Зрение обостряется. Город – что Москва «Войны и мира», где она, была ли вообще! Сейчас виден сплошной ад, другой полюс крестьянского ада, – и ужасно, что оба полюса собственно один другого стоят, оба живут за счет друг друга, выхода нет ни там ни здесь.
Вонь, камни, роскошь, нищета. Разврат. Собрались злодеи, ограбившие народ, набрали солдат, судей, чтобы оберегать их оргию, и пируют. Народу больше нечего делать, как, пользуясь страстями этих людей, выманивать у них назад награбленное. Мужики на это ловчее.

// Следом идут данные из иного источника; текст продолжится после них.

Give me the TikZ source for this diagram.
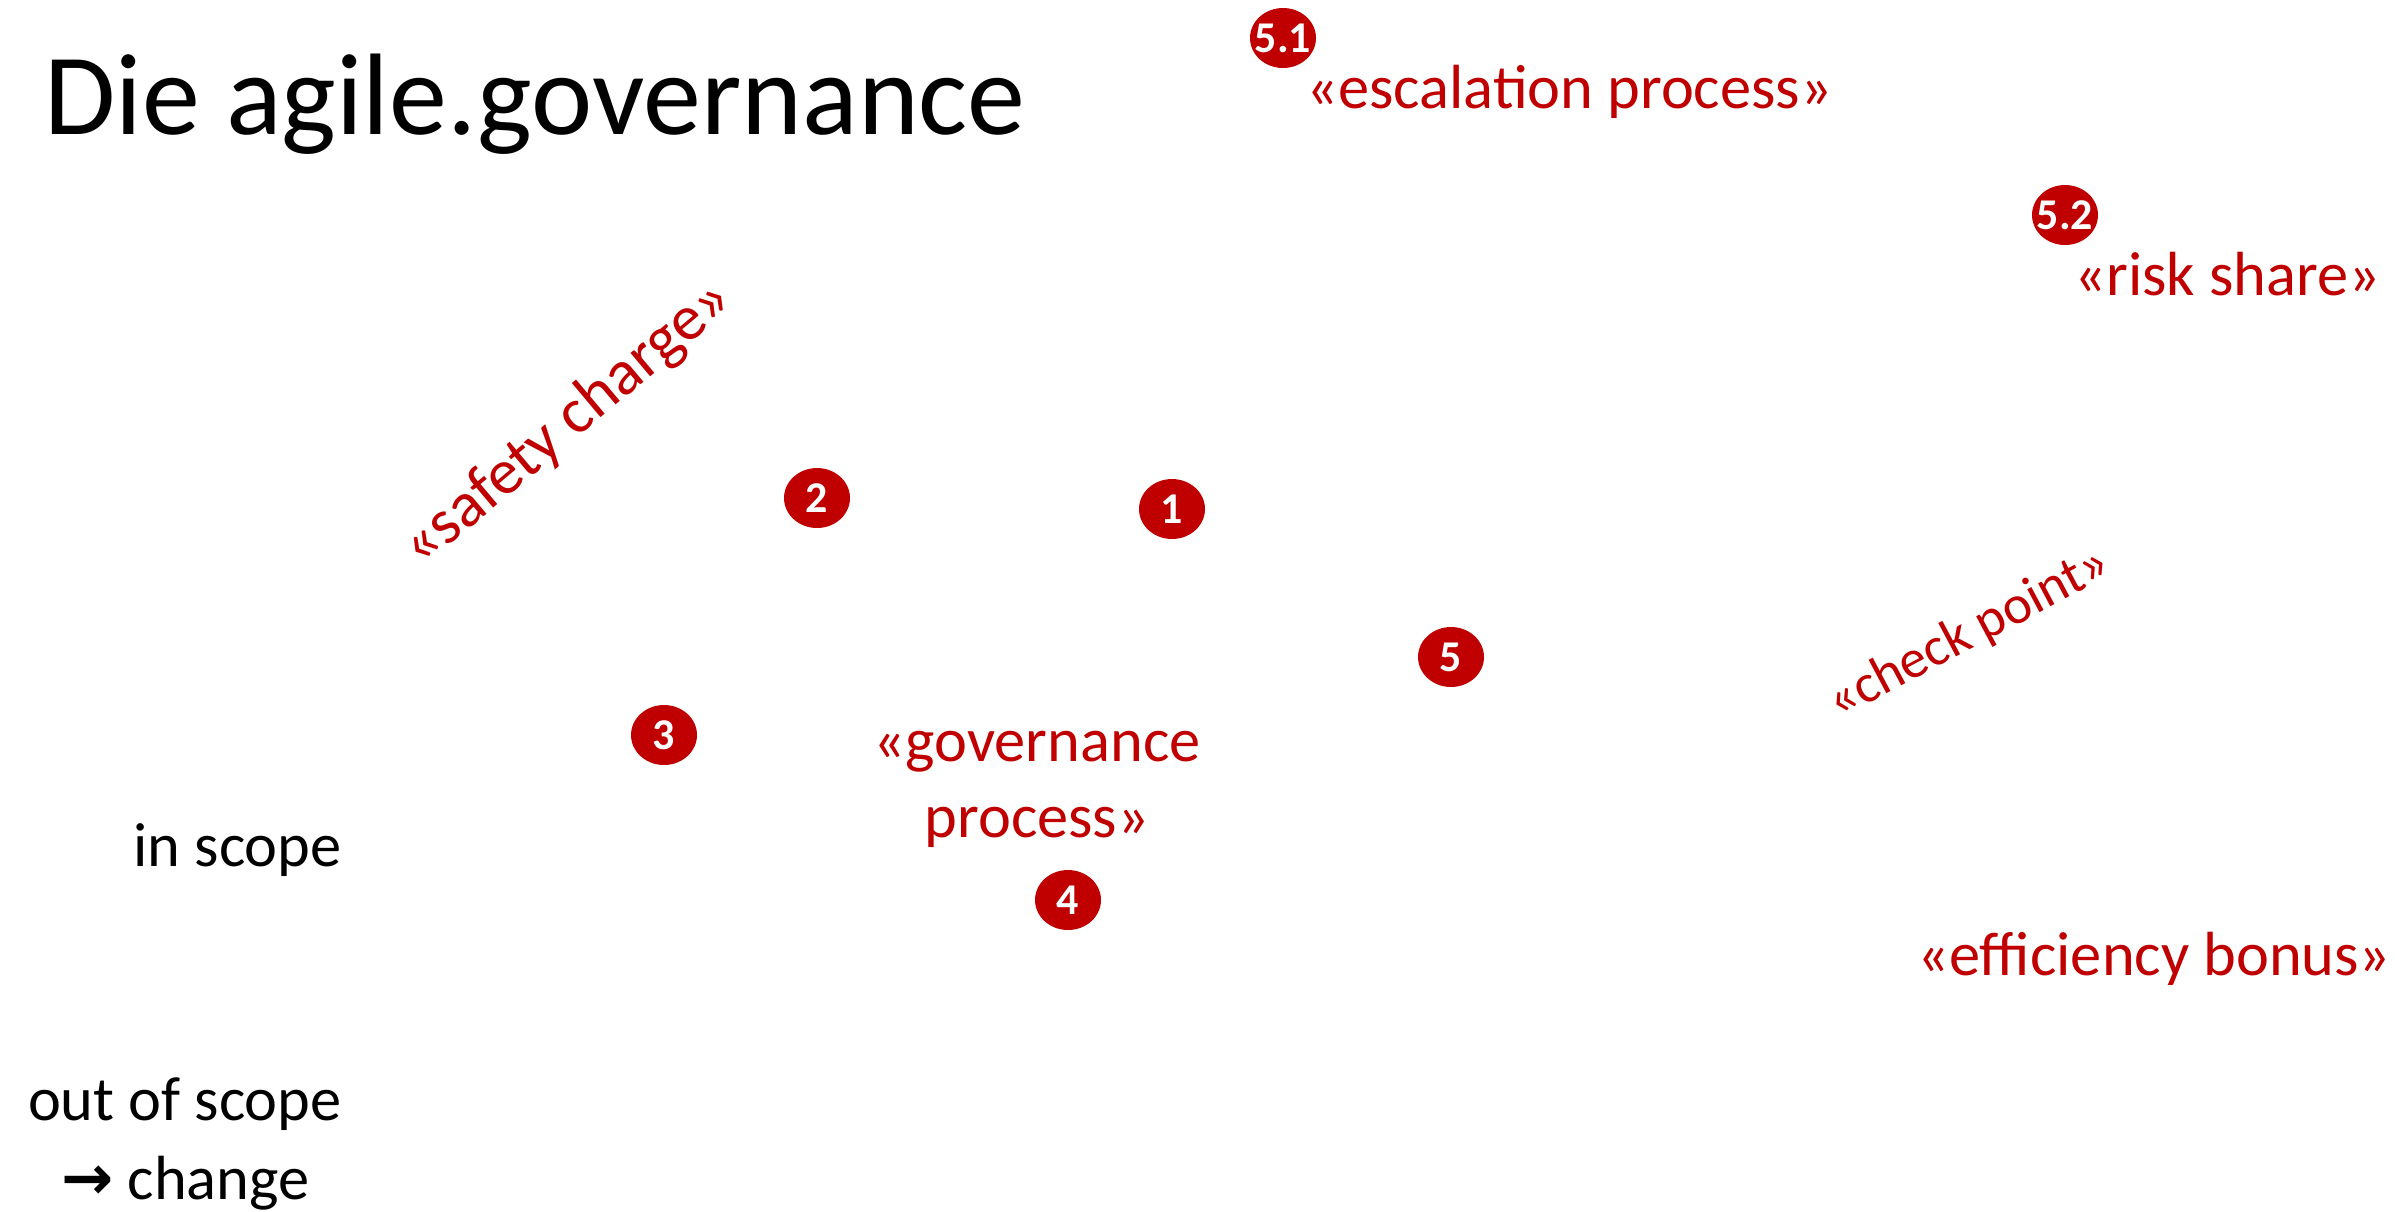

Бабы дома, мужики трут полы и тела в банях, возят извозчиками. – (49, 58)
Разница между крестьянством и городскими пожалуй та, что село – целый мир, открытый и не только приспосабливающийся, тогда как город уже окончательно определился и свободы движения в его сложившемся устройстве уже нет, окостенение необратимо. Русский крестьянин – Робинзон (дневник 30.1.1906[110]
), он еще только обстраивается. Но, с другой стороны, Толстой прислушивается и записывает – значит верит – пророчество старого балалаечника на конке об уже гибели крестьянства:«огненной паутиной всю землю опутают, крестьяне отойдут, и земле матушке покоя не дадут» (18/30.3.1884 // 49, 6)
Свой собственно теперь только один, княжеский сын, отказавшийся от того даже, что есть и у бедных. Продолжение той же записи:
Николай Федорыч – святой. Каморка. Исполнять! – Это само собой разумеется. – Не хочет жалованья. Нет белья, нет постели. – (49, 58)
Один свой. А спорят, какие отношения у Толстого к Фету, Тургеневу.
22 августа, наоборот, Тургенев в Ясной поляне, показывает, как в Париже танцуют «старый канкан». Три слова в дневнике:
Тургенев cancan. Грустно.
Этот Тургенев мало выделяется из пирующей оргии. И не случайное сходство записей Толстого с советами опытного, старого афонского аскета.